Sana Moghul, Lead Data Analyst, said she “liked being able to choose which project to work on as it made me more passionate about working on it for about eight hours a day, four days straight. I was more invested in how the product would appeal to its audience. I liked the smaller groups as well, as I felt like a major contributor.”

Sana and her teammates present "Question of the Day" to TEECOM CEO David Marks and the other two teams.

The three products ranged from something that could enhance client service, to something that could make your day a little easier, to something that could make your day a little more fun.

One team built “teeREx,” a Revit database that houses domain-specific knowledge about telecom systems and offers the ability to make queries that span multiple projects. This tool could enable TEECOM to contextualize a project for clients among trends within its building type, a bit like “comps” in real estate. This project also gave Web Developer Eric Tillberg a chance to indulge his secret talent: writing children’s fiction. His tale of “Terri the T-Rex” was a little easter egg for the team to find.

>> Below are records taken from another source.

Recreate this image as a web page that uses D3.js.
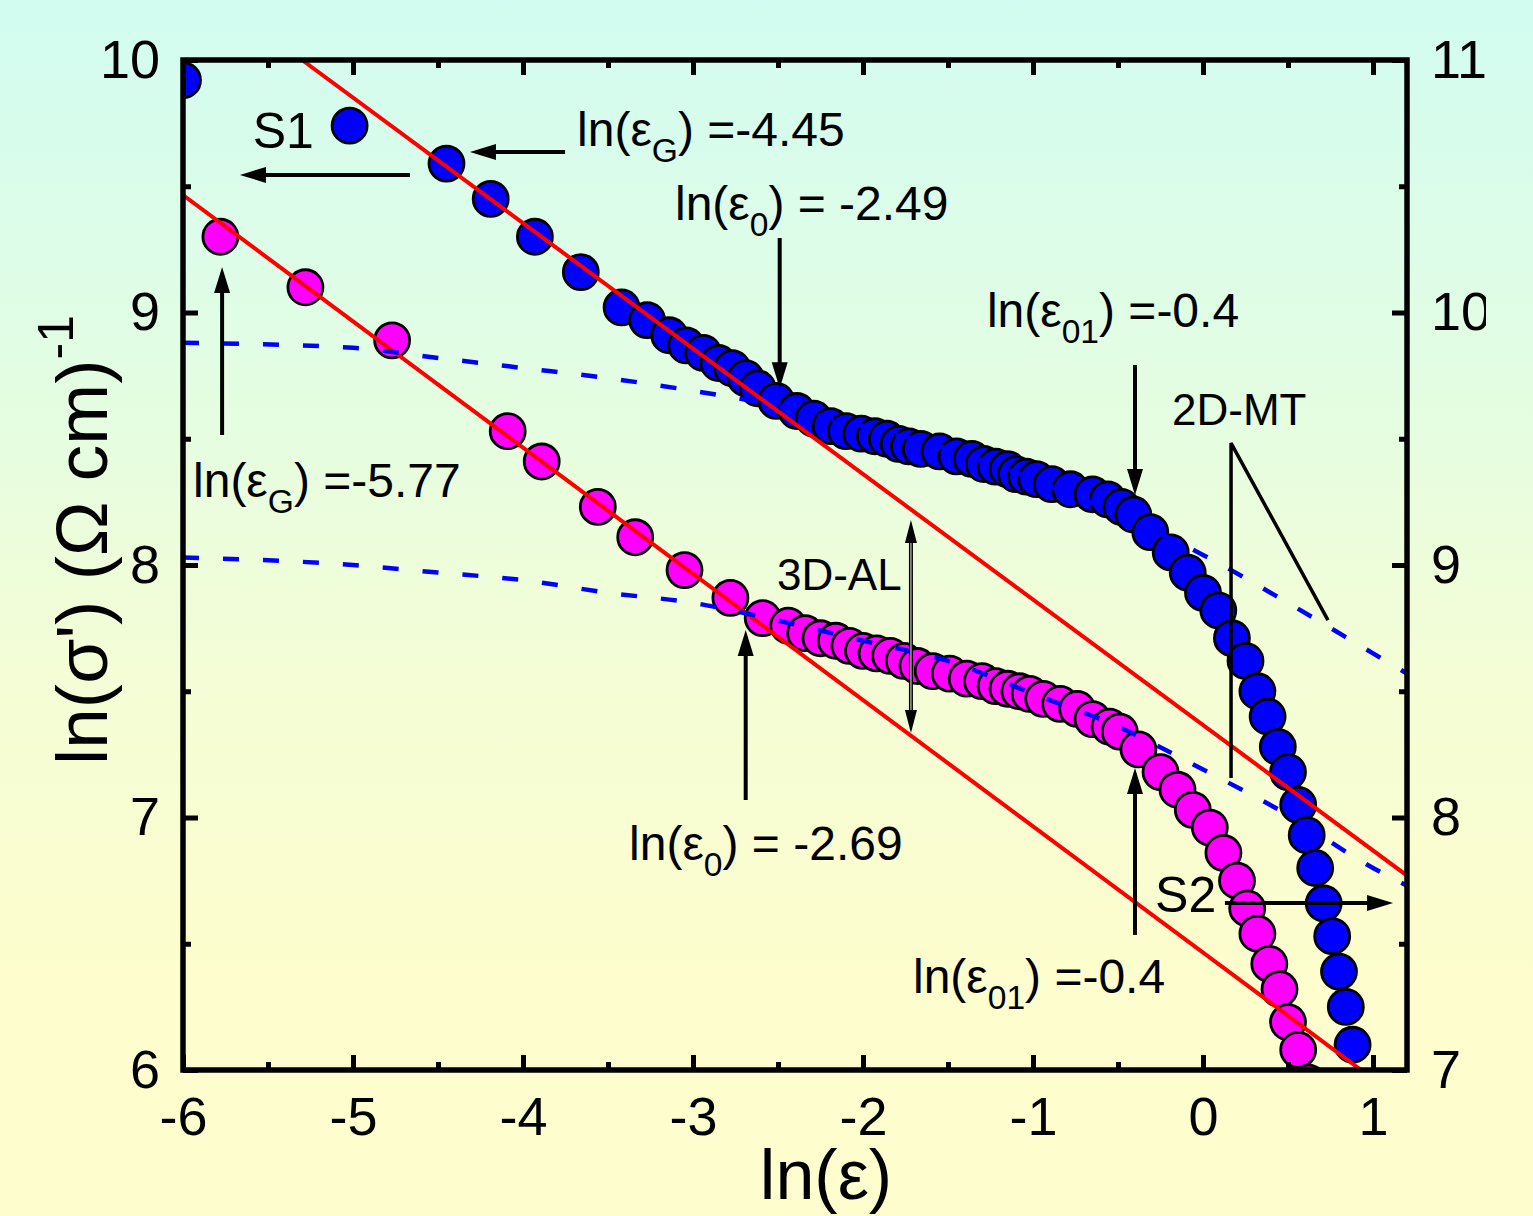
<!DOCTYPE html>
<html>
<head>
<meta charset="utf-8">
<script src="https://cdn.jsdelivr.net/npm/d3@7"></script>
<style>
  html, body { margin: 0; padding: 0; }
  body { width: 1533px; height: 1216px; overflow: hidden; }
  svg { display: block; font-family: "Liberation Sans", Arial, sans-serif; }
</style>
</head>
<body>
<svg id="chart" width="1533" height="1216"></svg>
<script>
// values, all in left-axis units
const s1X = [-6.0, -5.02, -4.45, -4.19, -3.93, -3.66, -3.42, -3.27, -3.14, -3.04, -2.94, -2.85, -2.77, -2.69, -2.62,
  -2.51, -2.39, -2.29, -2.19, -2.10, -2.01, -1.93, -1.86, -1.79, -1.73, -1.66, -1.55, -1.45, -1.36, -1.29,
  -1.22, -1.15, -1.10, -1.04, -0.98, -0.89, -0.78, -0.65, -0.56, -0.48, -0.41, -0.31, -0.19, -0.09, 0.0,
  0.09, 0.17, 0.25, 0.32, 0.38, 0.44, 0.50, 0.56, 0.61, 0.66, 0.71, 0.76, 0.80, 0.84, 0.88];
const s1Y = [9.92, 9.74, 9.59, 9.45, 9.30, 9.16, 9.02, 8.97, 8.91, 8.87, 8.84, 8.80, 8.78, 8.74, 8.70,
  8.65, 8.61, 8.58, 8.55, 8.53, 8.52, 8.51, 8.50, 8.48, 8.47, 8.46, 8.45, 8.43, 8.42, 8.40,
  8.39, 8.38, 8.36, 8.35, 8.34, 8.32, 8.30, 8.28, 8.26, 8.23, 8.20, 8.13, 8.05, 7.97, 7.89,
  7.82, 7.71, 7.62, 7.50, 7.40, 7.28, 7.18, 7.05, 6.93, 6.80, 6.66, 6.53, 6.39, 6.25, 6.10];

const s2X = [-5.78, -5.28, -4.77, -4.09, -3.89, -3.56, -3.34, -3.05, -2.78, -2.59, -2.44, -2.34, -2.25, -2.16, -2.08,
  -2.00, -1.92, -1.84, -1.76, -1.68, -1.59, -1.49, -1.39, -1.30, -1.22, -1.15, -1.08, -1.02, -0.94, -0.84,
  -0.74, -0.65, -0.55, -0.49, -0.38, -0.25, -0.15, -0.06, 0.04, 0.12, 0.20, 0.26, 0.32, 0.39, 0.45,
  0.50, 0.56, 0.62];
const s2Y = [9.30, 9.10, 8.89, 8.53, 8.41, 8.23, 8.11, 7.98, 7.87, 7.79, 7.76, 7.73, 7.71, 7.70, 7.68,
  7.66, 7.65, 7.64, 7.62, 7.60, 7.58, 7.57, 7.55, 7.54, 7.52, 7.51, 7.50, 7.49, 7.47, 7.45,
  7.43, 7.39, 7.36, 7.34, 7.27, 7.18, 7.11, 7.03, 6.96, 6.86, 6.75, 6.64, 6.54, 6.42, 6.32,
  6.19, 6.08, 5.95];

// 2D-MT fits (blue dashed)
const mtX = [-6, -5, -4.5, -4, -3.5, -3, -2.5, -2, -1.5, -1, -0.5, 0, 0.5, 1, 1.2];
const mt1Y = [8.88, 8.86, 8.82, 8.78, 8.74, 8.69, 8.63, 8.55, 8.46, 8.34, 8.20, 8.04, 7.85, 7.65, 7.57];
const mt2Y = [8.03, 8.00, 7.97, 7.94, 7.89, 7.85, 7.78, 7.70, 7.62, 7.49, 7.36, 7.19, 7.01, 6.80, 6.73];

// 3D-AL fits (red straight lines), end points
const al1X = [-5.3, 1.2];
const al1Y = [10.0, 6.77];
const al2X = [-6.0, 0.93];
const al2Y = [9.465, 6.0];

const xTicks = [-6, -5, -4, -3, -2, -1, 0, 1];
const yTicks = [6, 7, 8, 9, 10];
const yRightTicks = [7, 8, 9, 10, 11];

const svg = d3.select("#chart");
const W = 1533, H = 1216;

const x = d3.scaleLinear().domain([-6, 1.2]).range([183, 1407]);
const y = d3.scaleLinear().domain([6, 10]).range([1070, 60]);
const yR = d3.scaleLinear().domain([7, 11]).range([1070, 60]);

// background
const defs = svg.append("defs");
const grad = defs.append("linearGradient").attr("id", "bg").attr("x1", 0).attr("y1", 0).attr("x2", 0).attr("y2", 1);
[[0, "#d2fcf1"], [0.3, "#e2fde3"], [0.55, "#f4fdd6"], [0.8, "#fdfdcd"], [1, "#fefdcd"]].forEach(s =>
  grad.append("stop").attr("offset", s[0]).attr("stop-color", s[1]));
svg.append("rect").attr("width", W).attr("height", H).attr("fill", "url(#bg)");

defs.append("clipPath").attr("id", "plotClip").append("rect")
  .attr("x", x(-6)).attr("y", y(10)).attr("width", x(1.2) - x(-6)).attr("height", y(6) - y(10));
defs.append("clipPath").attr("id", "pageClip").append("rect")
  .attr("x", 0).attr("y", 0).attr("width", 1486).attr("height", H);

const plot = svg.append("g").attr("clip-path", "url(#plotClip)");

const zip = (xs, ys) => xs.map((v, i) => [v, ys[i]]);

// points
plot.append("g").selectAll("circle").data(zip(s1X, s1Y)).join("circle")
  .attr("cx", d => x(d[0])).attr("cy", d => y(d[1])).attr("r", 17.5)
  .attr("fill", "#0000ff").attr("stroke", "#000").attr("stroke-width", 2.8);
plot.append("g").selectAll("circle").data(zip(s2X, s2Y)).join("circle")
  .attr("cx", d => x(d[0])).attr("cy", d => y(d[1])).attr("r", 17.5)
  .attr("fill", "#ff00ff").attr("stroke", "#000").attr("stroke-width", 2.8);

// red fits
const line = d3.line().x(d => x(d[0])).y(d => y(d[1]));
[zip(al1X, al1Y), zip(al2X, al2Y)].forEach(pts =>
  plot.append("path").attr("d", line(pts)).attr("fill", "none")
    .attr("stroke", "#ff0000").attr("stroke-width", 4));

// blue dashed fits
const curve = d3.line().x(d => x(d[0])).y(d => y(d[1])).curve(d3.curveMonotoneX);
[zip(mtX, mt1Y), zip(mtX, mt2Y)].forEach(pts =>
  plot.append("path").attr("d", curve(pts)).attr("fill", "none")
    .attr("stroke", "#0000ff").attr("stroke-width", 4.5).attr("stroke-dasharray", "16,24"));

// axes
function styleAxis(g, size) {
  g.select(".domain").remove();
  g.selectAll(".tick line").attr("stroke", "#000").attr("stroke-width", 5);
  g.selectAll(".tick text").attr("fill", "#000");
  g.attr("font-size", size).attr("font-family", null);
}
const fmt = d => String(d);
const half = v => d3.range(v[0], v[1] + 0.001, 0.5).filter(t => Math.abs(t % 1) > 0.1);
const xMinor = half([-6, 1]);
const yMinor = half([6, 10]);

svg.append("g").attr("transform", `translate(0,${y(6)})`)
  .call(d3.axisBottom(x).tickValues(xTicks).tickSize(-15).tickPadding(27).tickFormat(fmt))
  .call(g => styleAxis(g, 54));
svg.append("g").attr("transform", `translate(0,${y(6)})`)
  .call(d3.axisBottom(x).tickValues(xMinor).tickSize(-8).tickFormat(""))
  .call(g => styleAxis(g, 10));
svg.append("g").attr("transform", `translate(0,${y(10)})`)
  .call(d3.axisTop(x).tickValues(xTicks).tickSize(-15).tickFormat(""))
  .call(g => styleAxis(g, 10));
svg.append("g").attr("transform", `translate(0,${y(10)})`)
  .call(d3.axisTop(x).tickValues(xMinor).tickSize(-8).tickFormat(""))
  .call(g => styleAxis(g, 10));

svg.append("g").attr("transform", `translate(${x(-6)},0)`)
  .call(d3.axisLeft(y).tickValues(yTicks).tickSize(-15).tickPadding(23).tickFormat(fmt))
  .call(g => styleAxis(g, 54));
svg.append("g").attr("transform", `translate(${x(-6)},0)`)
  .call(d3.axisLeft(y).tickValues(yMinor).tickSize(-8).tickFormat(""))
  .call(g => styleAxis(g, 10));
const rightG = svg.append("g").attr("clip-path", "url(#pageClip)");
rightG.append("g").attr("transform", `translate(${x(1.2)},0)`)
  .call(d3.axisRight(yR).tickValues(yRightTicks).tickSize(-15).tickPadding(24).tickFormat(fmt))
  .call(g => styleAxis(g, 54));
rightG.append("g").attr("transform", `translate(${x(1.2)},0)`)
  .call(d3.axisRight(yR).tickValues(yMinor.map(v => v + 1)).tickSize(-8).tickFormat(""))
  .call(g => styleAxis(g, 10));

// frame
svg.append("rect").attr("x", x(-6)).attr("y", y(10))
  .attr("width", x(1.2) - x(-6)).attr("height", y(6) - y(10))
  .attr("fill", "none").attr("stroke", "#000").attr("stroke-width", 5.5);

// axis titles
svg.append("text").attr("x", 826).attr("y", 1199).attr("text-anchor", "middle")
  .attr("font-size", 70).text("ln(ε)");
const yt = svg.append("text").attr("transform", "translate(107,765) rotate(-90)").attr("font-size", 73);
yt.append("tspan").text("ln(σ') (Ω cm)");
yt.append("tspan").attr("font-size", 50).attr("dy", -34).text("-1");

// annotations
const ann = svg.append("g");

function arrow(x1, y1, x2, y2, w = 4, len = 26, hw = 8) {
  const a = Math.atan2(y2 - y1, x2 - x1);
  const bx = x2 - len * Math.cos(a), by = y2 - len * Math.sin(a);
  const px = -Math.sin(a) * hw, py = Math.cos(a) * hw;
  ann.append("line").attr("x1", x1).attr("y1", y1).attr("x2", bx + 2 * Math.cos(a)).attr("y2", by + 2 * Math.sin(a))
    .attr("stroke", "#000").attr("stroke-width", w);
  ann.append("path").attr("d", `M${x2},${y2}L${bx + px},${by + py}L${bx - px},${by - py}Z`).attr("fill", "#000");
}

function subText(xv, yv, pre, sub, post, size = 48) {
  const t = ann.append("text").attr("x", x(xv)).attr("y", y(yv)).attr("font-size", size);
  t.append("tspan").text(pre);
  t.append("tspan").attr("font-size", size * 0.7).attr("dy", 16).text(sub);
  t.append("tspan").attr("dy", -16).text(post);
}

function plainText(xv, yv, s, size) {
  ann.append("text").attr("x", x(xv)).attr("y", y(yv)).attr("font-size", size).text(s);
}

// S1
plainText(-5.59, 9.651, "S1", 50);
arrow(x(-4.665), y(9.545), x(-5.665), y(9.545));
// S1 markers
subText(-3.682, 9.659, "ln(ε", "G", ") =-4.45");
arrow(x(-3.753), y(9.636), x(-4.312), y(9.636));
subText(-3.106, 9.366, "ln(ε", "0", ") = -2.49");
arrow(x(-2.49), y(9.295), x(-2.49), y(8.70));
subText(-1.271, 8.943, "ln(ε", "01", ") =-0.4");
arrow(x(-0.4), y(8.792), x(-0.4), y(8.277));

// S2 markers
subText(-5.941, 8.269, "ln(ε", "G", ") =-5.77");
arrow(x(-5.77), y(8.515), x(-5.77), y(9.18));
subText(-3.376, 6.832, "ln(ε", "0", ") = -2.69");
arrow(x(-2.69), y(7.069), x(-2.69), y(7.743));
subText(-1.706, 6.305, "ln(ε", "01", ") =-0.4");
arrow(x(-0.4), y(6.535), x(-0.4), y(7.196));
plainText(-0.282, 6.626, "S2", 50);
arrow(x(0.129), y(6.661), x(1.118), y(6.661));

// 2D-MT
plainText(-0.182, 8.554, "2D-MT", 44);
ann.append("path")
  .attr("d", d3.line()([[x(0.165), y(7.156)], [x(0.165), y(8.483)], [x(0.735), y(7.782)]]))
  .attr("fill", "none").attr("stroke", "#000").attr("stroke-width", 3.5);

// 3D-AL double arrow
plainText(-2.506, 7.901, "3D-AL", 44);
const dx = x(-1.718), dTop = y(8.178), dBot = y(7.335);
ann.append("line").attr("x1", dx).attr("x2", dx).attr("y1", dTop + 20).attr("y2", dBot - 20)
  .attr("stroke", "#000").attr("stroke-width", 4);
ann.append("line").attr("x1", dx).attr("x2", dx).attr("y1", dTop + 20).attr("y2", dBot - 20)
  .attr("stroke", "#c8c8c0").attr("stroke-width", 1.2);
[[dTop, 1], [dBot, -1]].forEach(([ty, s]) =>
  ann.append("path").attr("d", `M${dx},${ty}L${dx - 6},${ty + s * 23}L${dx + 6},${ty + s * 23}Z`).attr("fill", "#000"));
</script>
</body>
</html>
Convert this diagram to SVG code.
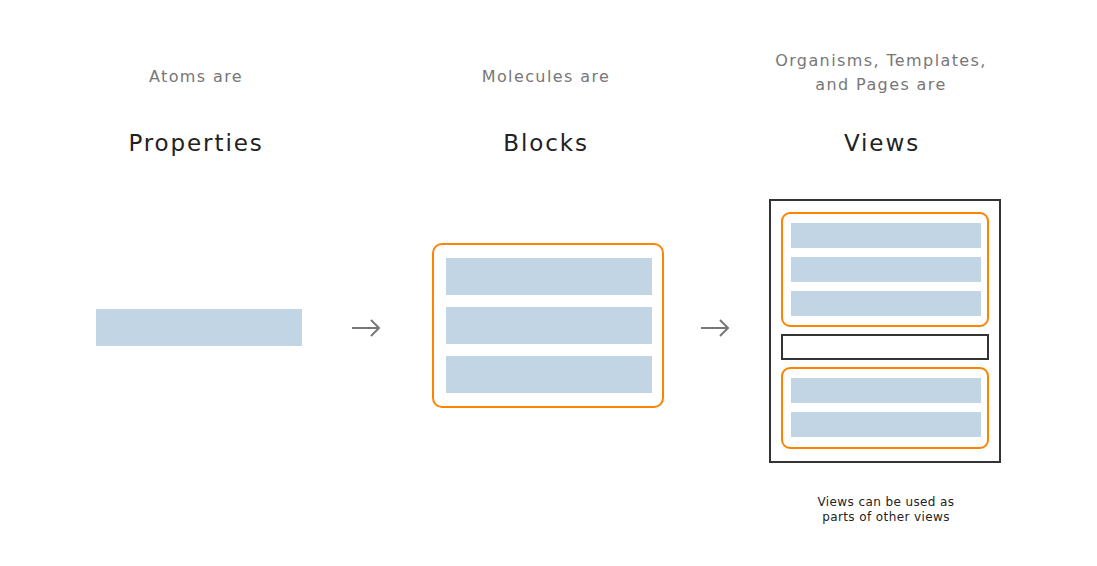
<svg xmlns="http://www.w3.org/2000/svg" width="1097" height="566" viewBox="0 0 1097 566">
<style>
.sub{font-family:"DejaVu Sans","Noto Sans",sans-serif;font-size:16px;letter-spacing:1.4px;fill:#777;text-anchor:middle}
.title{font-family:"DejaVu Sans","Noto Sans",sans-serif;font-size:23px;letter-spacing:1.9px;fill:#222;text-anchor:middle}
.note{font-family:"DejaVu Sans","Noto Sans",sans-serif;font-size:12px;letter-spacing:0.4px;fill:#222;text-anchor:middle}
.bar{fill:#c1d5e5}
.org{fill:none;stroke:#ff8300;stroke-width:2}
.frame{fill:none;stroke:#333;stroke-width:2}
.arrow{fill:none;stroke:#777;stroke-width:2}
</style>
<rect width="1097" height="566" fill="#fff"/>
<g id="atoms">
<text class="sub" x="196" y="82">Atoms are</text>
<text class="title" x="196" y="151">Properties</text>
<rect class="bar" x="96" y="309" width="206" height="37"/>
</g>
<g id="molecules">
<text class="sub" x="546" y="82">Molecules are</text>
<text class="title" x="546" y="151">Blocks</text>
<rect class="org" x="433" y="244" width="230" height="163" rx="9"/>
<rect class="bar" x="446" y="258" width="206" height="37"/>
<rect class="bar" x="446" y="307" width="206" height="37"/>
<rect class="bar" x="446" y="356" width="206" height="37"/>
</g>
<g id="views">
<text class="sub" x="881" y="66">Organisms, Templates,</text>
<text class="sub" x="881" y="90">and Pages are</text>
<text class="title" x="882" y="151">Views</text>
<rect class="frame" x="770" y="200" width="230" height="262"/>
<rect class="org" x="782" y="213" width="206" height="113" rx="8"/>
<rect class="bar" x="791" y="223" width="190" height="25"/>
<rect class="bar" x="791" y="257" width="190" height="25"/>
<rect class="bar" x="791" y="291" width="190" height="25"/>
<rect class="frame" x="782" y="335" width="206" height="24"/>
<rect class="org" x="782" y="368" width="206" height="80" rx="8"/>
<rect class="bar" x="791" y="378" width="190" height="25"/>
<rect class="bar" x="791" y="412" width="190" height="25"/>
<text class="note" x="886" y="506">Views can be used as</text>
<text class="note" x="886" y="521">parts of other views</text>
</g>
<g id="connectors">
<path class="arrow" d="M352 328H379M371 320L379 328L371 336"/>
<path class="arrow" d="M701 328H728M720 320L728 328L720 336"/>
</g>
</svg>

Team teeREx unveils Terri the T-Rex

Another team built (or rebuilt) “Presencebot.” People can DM this fully functional Slackbot asking where a team member is. Presencebot aggregates data from three sources: the person’s Outlook calendar (are they in a meeting?); BambooHR (are they on PTO?); and TEECOM’s “gen-presence” Slack channel (are they on a project site, working from home?). Rather than having to check three different systems oneself, one can quickly find out where someone is -- to the extent that the person has already provided that data to one of these systems.

A third team built “Question of the Day,” another Slackbot (written in Elixir and running off a Heroku server) intended to stimulate fun conversations among staff. Employees submit questions. Questions must be approved by one other person in a separate “moderators” channel. The bot then randomly selects a question and delivers it at 9 am for the firm’s collective consideration. Need to get the gears going? Need a break from that project? Take a moment to weigh in on topics such as “Is salt a spice?” and “If you could be an animal for a day, what kind of animal would you be?”

That wasn’t all. Tom Shaefer, Senior Software Developer, found time to create “Overreactor,” a Slack function that spits out a random assortment of emoji reactions. And Hardware Engineer Jake Tesler gave fellow team members a crash course in soldering.

Eli and Jake watch as TEECOMlabs's newest member, Kendra Lockard, tries her hand at soldering.

Hack Week is a tradition we will definitely continue. It builds collaborative and communicative synapses among the R&D team, and it gives the firm tools and toys that can become part of our culture and service offering.